AIM OF THE TASK:
Transcribe the material verbatim in full; the pictures do not belong in the copy.

DATA SEGMENT:
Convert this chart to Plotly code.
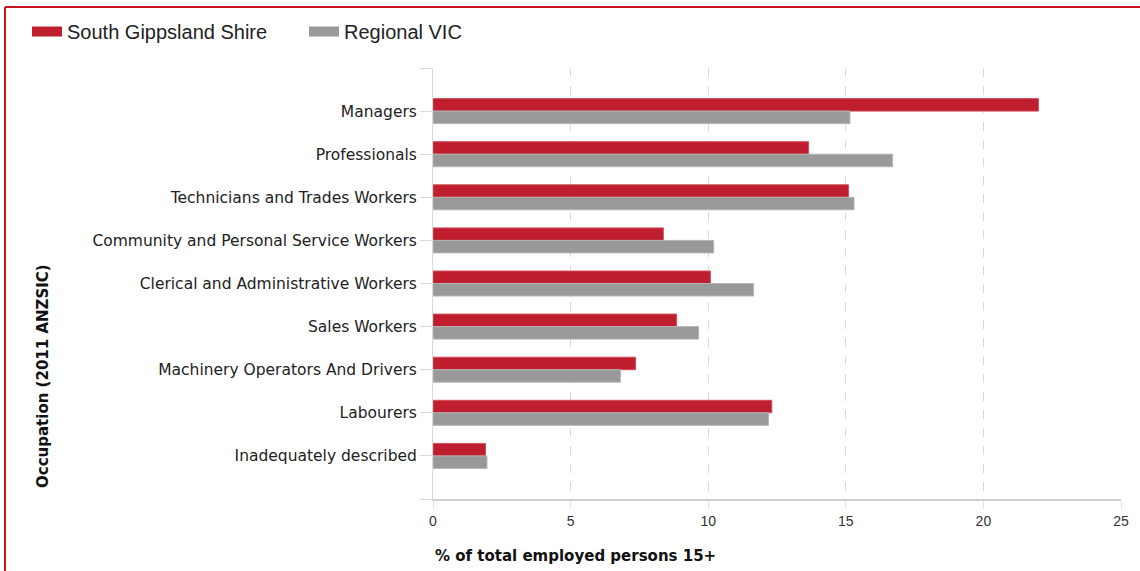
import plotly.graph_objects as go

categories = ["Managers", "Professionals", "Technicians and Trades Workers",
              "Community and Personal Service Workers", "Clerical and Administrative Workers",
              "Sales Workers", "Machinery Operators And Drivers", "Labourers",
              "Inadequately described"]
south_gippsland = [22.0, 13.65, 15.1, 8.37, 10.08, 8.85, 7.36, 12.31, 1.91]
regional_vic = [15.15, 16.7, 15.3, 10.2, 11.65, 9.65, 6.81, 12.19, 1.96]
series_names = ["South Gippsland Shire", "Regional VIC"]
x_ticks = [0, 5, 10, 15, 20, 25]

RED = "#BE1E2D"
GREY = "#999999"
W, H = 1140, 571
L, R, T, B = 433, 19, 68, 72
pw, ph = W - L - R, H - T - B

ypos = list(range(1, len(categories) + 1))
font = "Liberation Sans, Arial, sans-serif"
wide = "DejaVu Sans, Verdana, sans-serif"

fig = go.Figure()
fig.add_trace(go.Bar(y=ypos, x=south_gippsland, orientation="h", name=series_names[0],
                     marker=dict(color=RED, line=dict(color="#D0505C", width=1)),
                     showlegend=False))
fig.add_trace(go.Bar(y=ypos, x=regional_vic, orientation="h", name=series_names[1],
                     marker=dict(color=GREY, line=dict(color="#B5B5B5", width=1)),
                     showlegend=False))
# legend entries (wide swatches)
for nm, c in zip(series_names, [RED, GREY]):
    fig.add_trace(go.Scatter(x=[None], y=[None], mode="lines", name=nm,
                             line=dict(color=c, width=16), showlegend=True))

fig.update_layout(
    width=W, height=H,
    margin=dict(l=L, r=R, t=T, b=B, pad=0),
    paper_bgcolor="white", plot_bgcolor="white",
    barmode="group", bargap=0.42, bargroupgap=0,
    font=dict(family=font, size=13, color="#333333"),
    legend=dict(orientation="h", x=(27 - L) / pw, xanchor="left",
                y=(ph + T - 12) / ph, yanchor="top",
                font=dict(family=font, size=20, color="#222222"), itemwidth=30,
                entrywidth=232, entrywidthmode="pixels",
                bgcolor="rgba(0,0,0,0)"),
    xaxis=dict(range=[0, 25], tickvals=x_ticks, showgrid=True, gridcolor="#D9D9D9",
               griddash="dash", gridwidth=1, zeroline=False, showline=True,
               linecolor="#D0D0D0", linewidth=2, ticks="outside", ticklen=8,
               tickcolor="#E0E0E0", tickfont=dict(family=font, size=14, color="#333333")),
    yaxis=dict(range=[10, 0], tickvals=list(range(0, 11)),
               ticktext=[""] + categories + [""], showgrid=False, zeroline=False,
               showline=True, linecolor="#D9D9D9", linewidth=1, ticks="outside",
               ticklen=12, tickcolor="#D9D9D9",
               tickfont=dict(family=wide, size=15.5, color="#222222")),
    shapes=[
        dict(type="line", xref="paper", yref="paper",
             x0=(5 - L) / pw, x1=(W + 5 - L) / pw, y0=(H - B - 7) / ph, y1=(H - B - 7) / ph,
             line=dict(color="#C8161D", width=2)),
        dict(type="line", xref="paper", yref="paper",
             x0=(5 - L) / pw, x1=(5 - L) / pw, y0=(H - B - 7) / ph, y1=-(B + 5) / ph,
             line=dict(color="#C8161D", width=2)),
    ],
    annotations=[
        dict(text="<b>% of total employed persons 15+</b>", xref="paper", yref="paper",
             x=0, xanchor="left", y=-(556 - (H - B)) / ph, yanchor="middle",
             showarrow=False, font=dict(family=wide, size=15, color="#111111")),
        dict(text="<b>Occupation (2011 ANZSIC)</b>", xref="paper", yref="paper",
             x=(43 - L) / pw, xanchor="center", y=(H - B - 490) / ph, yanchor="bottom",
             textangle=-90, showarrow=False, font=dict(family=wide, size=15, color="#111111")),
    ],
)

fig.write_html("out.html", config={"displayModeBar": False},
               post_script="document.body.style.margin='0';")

RESULT FOR THIS TASK:
Convert this chart to Plotly code.
import plotly.graph_objects as go

categories = ["Managers", "Professionals", "Technicians and Trades Workers",
              "Community and Personal Service Workers", "Clerical and Administrative Workers",
              "Sales Workers", "Machinery Operators And Drivers", "Labourers",
              "Inadequately described"]
south_gippsland = [22.0, 13.65, 15.1, 8.37, 10.08, 8.85, 7.36, 12.31, 1.91]
regional_vic = [15.15, 16.7, 15.3, 10.2, 11.65, 9.65, 6.81, 12.19, 1.96]
series_names = ["South Gippsland Shire", "Regional VIC"]
x_ticks = [0, 5, 10, 15, 20, 25]

RED = "#BE1E2D"
GREY = "#999999"
W, H = 1140, 571
L, R, T, B = 433, 19, 68, 72
pw, ph = W - L - R, H - T - B

ypos = list(range(1, len(categories) + 1))
font = "Liberation Sans, Arial, sans-serif"
wide = "DejaVu Sans, Verdana, sans-serif"

fig = go.Figure()
fig.add_trace(go.Bar(y=ypos, x=south_gippsland, orientation="h", name=series_names[0],
                     marker=dict(color=RED, line=dict(color="#D0505C", width=1)),
                     showlegend=False))
fig.add_trace(go.Bar(y=ypos, x=regional_vic, orientation="h", name=series_names[1],
                     marker=dict(color=GREY, line=dict(color="#B5B5B5", width=1)),
                     showlegend=False))
# legend entries (wide swatches)
for nm, c in zip(series_names, [RED, GREY]):
    fig.add_trace(go.Scatter(x=[None], y=[None], mode="lines", name=nm,
                             line=dict(color=c, width=16), showlegend=True))

fig.update_layout(
    width=W, height=H,
    margin=dict(l=L, r=R, t=T, b=B, pad=0),
    paper_bgcolor="white", plot_bgcolor="white",
    barmode="group", bargap=0.42, bargroupgap=0,
    font=dict(family=font, size=13, color="#333333"),
    legend=dict(orientation="h", x=(27 - L) / pw, xanchor="left",
                y=(ph + T - 12) / ph, yanchor="top",
                font=dict(family=font, size=20, color="#222222"), itemwidth=30,
                entrywidth=232, entrywidthmode="pixels",
                bgcolor="rgba(0,0,0,0)"),
    xaxis=dict(range=[0, 25], tickvals=x_ticks, showgrid=True, gridcolor="#D9D9D9",
               griddash="dash", gridwidth=1, zeroline=False, showline=True,
               linecolor="#D0D0D0", linewidth=2, ticks="outside", ticklen=8,
               tickcolor="#E0E0E0", tickfont=dict(family=font, size=14, color="#333333")),
    yaxis=dict(range=[10, 0], tickvals=list(range(0, 11)),
               ticktext=[""] + categories + [""], showgrid=False, zeroline=False,
               showline=True, linecolor="#D9D9D9", linewidth=1, ticks="outside",
               ticklen=12, tickcolor="#D9D9D9",
               tickfont=dict(family=wide, size=15.5, color="#222222")),
    shapes=[
        dict(type="line", xref="paper", yref="paper",
             x0=(5 - L) / pw, x1=(W + 5 - L) / pw, y0=(H - B - 7) / ph, y1=(H - B - 7) / ph,
             line=dict(color="#C8161D", width=2)),
        dict(type="line", xref="paper", yref="paper",
             x0=(5 - L) / pw, x1=(5 - L) / pw, y0=(H - B - 7) / ph, y1=-(B + 5) / ph,
             line=dict(color="#C8161D", width=2)),
    ],
    annotations=[
        dict(text="<b>% of total employed persons 15+</b>", xref="paper", yref="paper",
             x=0, xanchor="left", y=-(556 - (H - B)) / ph, yanchor="middle",
             showarrow=False, font=dict(family=wide, size=15, color="#111111")),
        dict(text="<b>Occupation (2011 ANZSIC)</b>", xref="paper", yref="paper",
             x=(43 - L) / pw, xanchor="center", y=(H - B - 490) / ph, yanchor="bottom",
             textangle=-90, showarrow=False, font=dict(family=wide, size=15, color="#111111")),
    ],
)

fig.write_html("out.html", config={"displayModeBar": False},
               post_script="document.body.style.margin='0';")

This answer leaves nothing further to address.